# WHAT IS ASKED
Copy out every line exactly as given.

# AVAILABLE DATA
----
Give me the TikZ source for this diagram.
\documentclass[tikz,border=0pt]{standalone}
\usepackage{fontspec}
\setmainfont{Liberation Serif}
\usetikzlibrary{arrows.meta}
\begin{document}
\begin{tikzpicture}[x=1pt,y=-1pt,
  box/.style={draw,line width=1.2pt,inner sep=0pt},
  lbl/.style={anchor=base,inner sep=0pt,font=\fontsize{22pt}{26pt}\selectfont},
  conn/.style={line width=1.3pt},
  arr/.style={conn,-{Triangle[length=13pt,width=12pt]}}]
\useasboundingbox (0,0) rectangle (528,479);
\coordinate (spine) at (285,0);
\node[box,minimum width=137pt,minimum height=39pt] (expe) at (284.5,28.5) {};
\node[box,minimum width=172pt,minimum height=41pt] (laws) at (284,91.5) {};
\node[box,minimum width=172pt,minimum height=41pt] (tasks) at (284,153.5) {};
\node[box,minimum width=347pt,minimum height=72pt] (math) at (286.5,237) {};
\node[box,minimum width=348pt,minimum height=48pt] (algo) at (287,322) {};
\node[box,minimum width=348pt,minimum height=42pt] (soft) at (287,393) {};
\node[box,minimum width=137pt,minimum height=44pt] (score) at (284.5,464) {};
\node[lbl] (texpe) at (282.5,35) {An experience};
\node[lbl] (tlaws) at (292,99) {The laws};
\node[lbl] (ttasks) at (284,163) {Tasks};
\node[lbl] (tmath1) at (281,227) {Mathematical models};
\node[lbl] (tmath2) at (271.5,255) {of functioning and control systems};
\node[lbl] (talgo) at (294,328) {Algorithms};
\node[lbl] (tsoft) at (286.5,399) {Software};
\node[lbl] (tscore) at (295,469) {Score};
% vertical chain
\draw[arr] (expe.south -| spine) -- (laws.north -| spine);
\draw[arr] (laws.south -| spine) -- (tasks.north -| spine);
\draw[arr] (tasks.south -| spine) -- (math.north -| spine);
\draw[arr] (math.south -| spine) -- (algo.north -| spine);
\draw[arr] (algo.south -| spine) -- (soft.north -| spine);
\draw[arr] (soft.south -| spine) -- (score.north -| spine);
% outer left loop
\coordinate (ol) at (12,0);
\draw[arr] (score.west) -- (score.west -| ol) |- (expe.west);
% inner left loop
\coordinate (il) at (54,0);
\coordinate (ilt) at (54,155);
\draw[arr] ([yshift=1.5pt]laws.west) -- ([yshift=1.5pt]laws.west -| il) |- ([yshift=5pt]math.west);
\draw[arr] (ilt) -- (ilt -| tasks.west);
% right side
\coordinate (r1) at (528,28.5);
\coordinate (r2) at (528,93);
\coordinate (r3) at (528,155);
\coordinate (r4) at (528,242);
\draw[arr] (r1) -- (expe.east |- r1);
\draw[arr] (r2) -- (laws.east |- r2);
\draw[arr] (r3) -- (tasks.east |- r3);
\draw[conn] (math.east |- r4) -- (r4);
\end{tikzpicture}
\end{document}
----
# TASK SOLUTION
Give me the TikZ source for this diagram.
\documentclass[tikz,border=0pt]{standalone}
\usepackage{fontspec}
\setmainfont{Liberation Serif}
\usetikzlibrary{arrows.meta}
\begin{document}
\begin{tikzpicture}[x=1pt,y=-1pt,
  box/.style={draw,line width=1.2pt,inner sep=0pt},
  lbl/.style={anchor=base,inner sep=0pt,font=\fontsize{22pt}{26pt}\selectfont},
  conn/.style={line width=1.3pt},
  arr/.style={conn,-{Triangle[length=13pt,width=12pt]}}]
\useasboundingbox (0,0) rectangle (528,479);
\coordinate (spine) at (285,0);
\node[box,minimum width=137pt,minimum height=39pt] (expe) at (284.5,28.5) {};
\node[box,minimum width=172pt,minimum height=41pt] (laws) at (284,91.5) {};
\node[box,minimum width=172pt,minimum height=41pt] (tasks) at (284,153.5) {};
\node[box,minimum width=347pt,minimum height=72pt] (math) at (286.5,237) {};
\node[box,minimum width=348pt,minimum height=48pt] (algo) at (287,322) {};
\node[box,minimum width=348pt,minimum height=42pt] (soft) at (287,393) {};
\node[box,minimum width=137pt,minimum height=44pt] (score) at (284.5,464) {};
\node[lbl] (texpe) at (282.5,35) {An experience};
\node[lbl] (tlaws) at (292,99) {The laws};
\node[lbl] (ttasks) at (284,163) {Tasks};
\node[lbl] (tmath1) at (281,227) {Mathematical models};
\node[lbl] (tmath2) at (271.5,255) {of functioning and control systems};
\node[lbl] (talgo) at (294,328) {Algorithms};
\node[lbl] (tsoft) at (286.5,399) {Software};
\node[lbl] (tscore) at (295,469) {Score};
% vertical chain
\draw[arr] (expe.south -| spine) -- (laws.north -| spine);
\draw[arr] (laws.south -| spine) -- (tasks.north -| spine);
\draw[arr] (tasks.south -| spine) -- (math.north -| spine);
\draw[arr] (math.south -| spine) -- (algo.north -| spine);
\draw[arr] (algo.south -| spine) -- (soft.north -| spine);
\draw[arr] (soft.south -| spine) -- (score.north -| spine);
% outer left loop
\coordinate (ol) at (12,0);
\draw[arr] (score.west) -- (score.west -| ol) |- (expe.west);
% inner left loop
\coordinate (il) at (54,0);
\coordinate (ilt) at (54,155);
\draw[arr] ([yshift=1.5pt]laws.west) -- ([yshift=1.5pt]laws.west -| il) |- ([yshift=5pt]math.west);
\draw[arr] (ilt) -- (ilt -| tasks.west);
% right side
\coordinate (r1) at (528,28.5);
\coordinate (r2) at (528,93);
\coordinate (r3) at (528,155);
\coordinate (r4) at (528,242);
\draw[arr] (r1) -- (expe.east |- r1);
\draw[arr] (r2) -- (laws.east |- r2);
\draw[arr] (r3) -- (tasks.east |- r3);
\draw[conn] (math.east |- r4) -- (r4);
\end{tikzpicture}
\end{document}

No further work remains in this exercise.